(Rows from a dataset of charts and code)

-----

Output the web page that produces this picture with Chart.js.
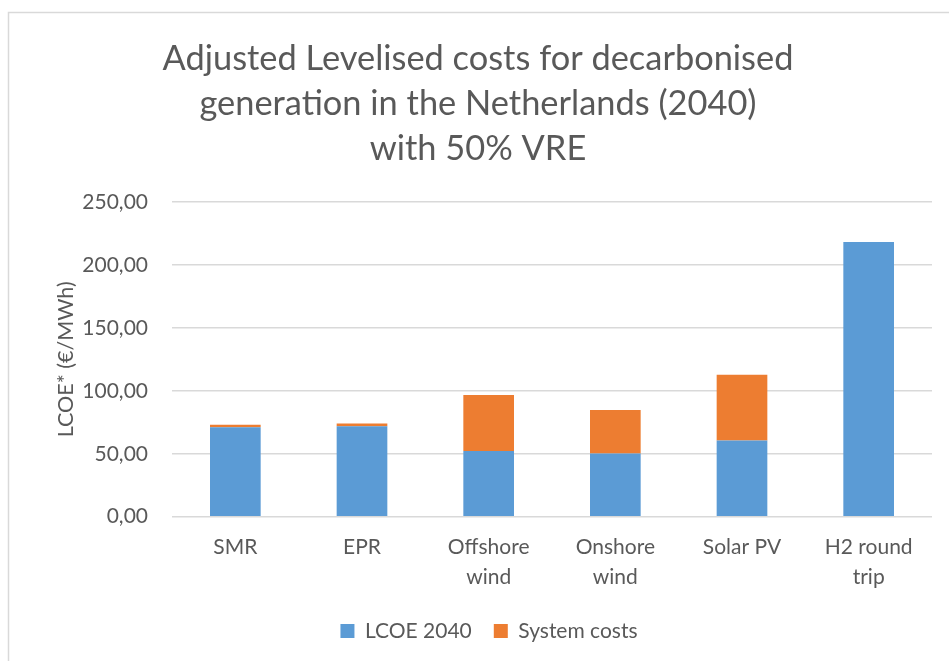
<!DOCTYPE html>
<html>
<head>
<meta charset="utf-8">
<script src="https://cdn.jsdelivr.net/npm/chart.js@4.4.0/dist/chart.umd.min.js"></script>
<style>
  html, body { margin: 0; padding: 0; background: #ffffff; }
  #wrap { position: relative; width: 949px; height: 661px; }
</style>
</head>
<body>
<div id="wrap"><canvas id="c" width="949" height="661"></canvas></div>
<script>
const categories = [["SMR"], ["EPR"], ["Offshore", "wind"], ["Onshore", "wind"], ["Solar PV"], ["H2 round", "trip"]];
const lcoe2040 = [71.0, 71.8, 52.1, 50.3, 60.6, 218.3];
const systemCosts = [2.0, 2.3, 44.5, 34.4, 52.1, 0];
const seriesNames = ["LCOE 2040", "System costs"];
const titleLines = ["Adjusted Levelised costs for decarbonised", "generation in the Netherlands (2040)", "with 50% VRE"];
const yAxisTitle = "LCOE* (€/MWh)";
const yMin = 0, yMax = 250, yStep = 50;

const FONT = "Lato, 'Open Sans', sans-serif";
const TXT = "#595959";

const borderPlugin = {
  id: 'outerBorder',
  afterLayout(chart) {
    if (chart.titleBlock) {
      chart.titleBlock.left -= 11;
      chart.titleBlock.right -= 11;
    }
  },
  beforeDraw(chart) {
    const ctx = chart.ctx;
    ctx.save();
    ctx.fillStyle = '#ffffff';
    ctx.fillRect(0, 0, chart.width, chart.height);
    ctx.strokeStyle = '#d9d9d9';
    ctx.lineWidth = 1.5;
    ctx.strokeRect(8.5, 12.5, 1100, 1000);
    ctx.restore();
  }
};

new Chart(document.getElementById('c'), {
  type: 'bar',
  data: {
    labels: categories,
    datasets: [
      { label: seriesNames[0], data: lcoe2040, backgroundColor: '#5b9bd5', barPercentage: 0.4, categoryPercentage: 1.0 },
      { label: seriesNames[1], data: systemCosts, backgroundColor: '#ed7d31', barPercentage: 0.4, categoryPercentage: 1.0 }
    ]
  },
  options: {
    responsive: false,
    animation: false,
    devicePixelRatio: 1,
    layout: { padding: { left: 46, right: 17, top: 0, bottom: 9.5 } },
    plugins: {
      tooltip: { enabled: false },
      title: {
        display: true,
        text: titleLines,
        color: TXT,
        font: { family: FONT, size: 34.4, weight: 'normal', lineHeight: 1.308 },
        padding: { top: 36.5, bottom: 30.5 }
      },
      legend: {
        position: 'bottom',
        labels: {
          color: TXT,
          font: { family: FONT, size: 21 },
          boxWidth: 14,
          boxHeight: 14,
          padding: 22
        }
      }
    },
    scales: {
      x: {
        stacked: true,
        grid: { display: false, drawTicks: false },
        border: { display: false },
        ticks: { color: TXT, font: { family: FONT, size: 21, lineHeight: 1.4 }, padding: 16, maxRotation: 0, autoSkip: false },
        afterFit(scale) { scale.height = 81.8; }
      },
      y: {
        stacked: true,
        min: yMin, max: yMax,
        grid: { color: '#d9d9d9', lineWidth: 1.5, drawTicks: false },
        border: { display: false },
        ticks: {
          stepSize: yStep,
          color: TXT,
          font: { family: FONT, size: 21 },
          padding: 24,
          callback: (v) => Number(v).toFixed(2).replace('.', ',')
        },
        title: {
          display: true,
          text: yAxisTitle,
          color: TXT,
          font: { family: FONT, size: 21.5, lineHeight: 1.2 },
          padding: { top: 7, bottom: 0 }
        },
        afterFit(scale) { scale.width = 126; }
      }
    }
  },
  plugins: [borderPlugin]
});
</script>
</body>
</html>
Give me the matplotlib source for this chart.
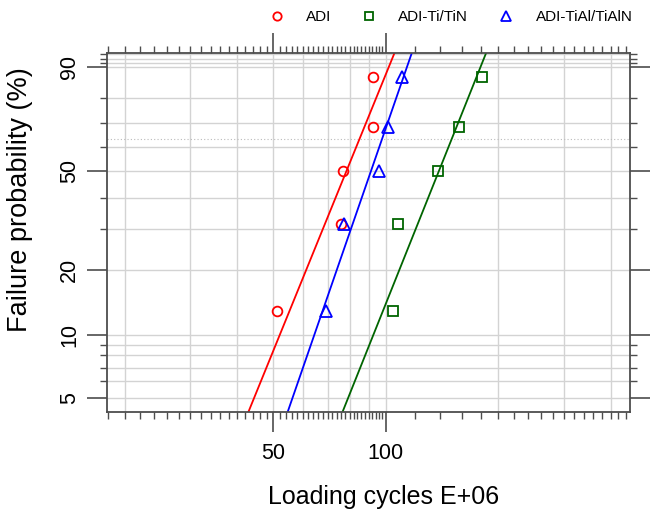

-----

* [GOAL] Restate the whole listing above exactly, please, omitting every image.

* [ANSWER FOR THE TASK]
Output the web page that produces this picture with Chart.js.
<!DOCTYPE html>
<html>
<head>
<meta charset="utf-8">
<script src="https://cdn.jsdelivr.net/npm/chart.js@4.4.0/dist/chart.umd.min.js"></script>
<style>
  html, body { margin: 0; padding: 0; background: #ffffff; }
  #wrap { position: relative; width: 949px; height: 661px; }
</style>
</head>
<body>
<div id="wrap"><canvas id="c" width="949" height="661"></canvas></div>
<script>
const categories = [["SMR"], ["EPR"], ["Offshore", "wind"], ["Onshore", "wind"], ["Solar PV"], ["H2 round", "trip"]];
const lcoe2040 = [71.0, 71.8, 52.1, 50.3, 60.6, 218.3];
const systemCosts = [2.0, 2.3, 44.5, 34.4, 52.1, 0];
const seriesNames = ["LCOE 2040", "System costs"];
const titleLines = ["Adjusted Levelised costs for decarbonised", "generation in the Netherlands (2040)", "with 50% VRE"];
const yAxisTitle = "LCOE* (€/MWh)";
const yMin = 0, yMax = 250, yStep = 50;

const FONT = "Lato, 'Open Sans', sans-serif";
const TXT = "#595959";

const borderPlugin = {
  id: 'outerBorder',
  afterLayout(chart) {
    if (chart.titleBlock) {
      chart.titleBlock.left -= 11;
      chart.titleBlock.right -= 11;
    }
  },
  beforeDraw(chart) {
    const ctx = chart.ctx;
    ctx.save();
    ctx.fillStyle = '#ffffff';
    ctx.fillRect(0, 0, chart.width, chart.height);
    ctx.strokeStyle = '#d9d9d9';
    ctx.lineWidth = 1.5;
    ctx.strokeRect(8.5, 12.5, 1100, 1000);
    ctx.restore();
  }
};

new Chart(document.getElementById('c'), {
  type: 'bar',
  data: {
    labels: categories,
    datasets: [
      { label: seriesNames[0], data: lcoe2040, backgroundColor: '#5b9bd5', barPercentage: 0.4, categoryPercentage: 1.0 },
      { label: seriesNames[1], data: systemCosts, backgroundColor: '#ed7d31', barPercentage: 0.4, categoryPercentage: 1.0 }
    ]
  },
  options: {
    responsive: false,
    animation: false,
    devicePixelRatio: 1,
    layout: { padding: { left: 46, right: 17, top: 0, bottom: 9.5 } },
    plugins: {
      tooltip: { enabled: false },
      title: {
        display: true,
        text: titleLines,
        color: TXT,
        font: { family: FONT, size: 34.4, weight: 'normal', lineHeight: 1.308 },
        padding: { top: 36.5, bottom: 30.5 }
      },
      legend: {
        position: 'bottom',
        labels: {
          color: TXT,
          font: { family: FONT, size: 21 },
          boxWidth: 14,
          boxHeight: 14,
          padding: 22
        }
      }
    },
    scales: {
      x: {
        stacked: true,
        grid: { display: false, drawTicks: false },
        border: { display: false },
        ticks: { color: TXT, font: { family: FONT, size: 21, lineHeight: 1.4 }, padding: 16, maxRotation: 0, autoSkip: false },
        afterFit(scale) { scale.height = 81.8; }
      },
      y: {
        stacked: true,
        min: yMin, max: yMax,
        grid: { color: '#d9d9d9', lineWidth: 1.5, drawTicks: false },
        border: { display: false },
        ticks: {
          stepSize: yStep,
          color: TXT,
          font: { family: FONT, size: 21 },
          padding: 24,
          callback: (v) => Number(v).toFixed(2).replace('.', ',')
        },
        title: {
          display: true,
          text: yAxisTitle,
          color: TXT,
          font: { family: FONT, size: 21.5, lineHeight: 1.2 },
          padding: { top: 7, bottom: 0 }
        },
        afterFit(scale) { scale.width = 126; }
      }
    }
  },
  plugins: [borderPlugin]
});
</script>
</body>
</html>
Give me the matplotlib source for this chart.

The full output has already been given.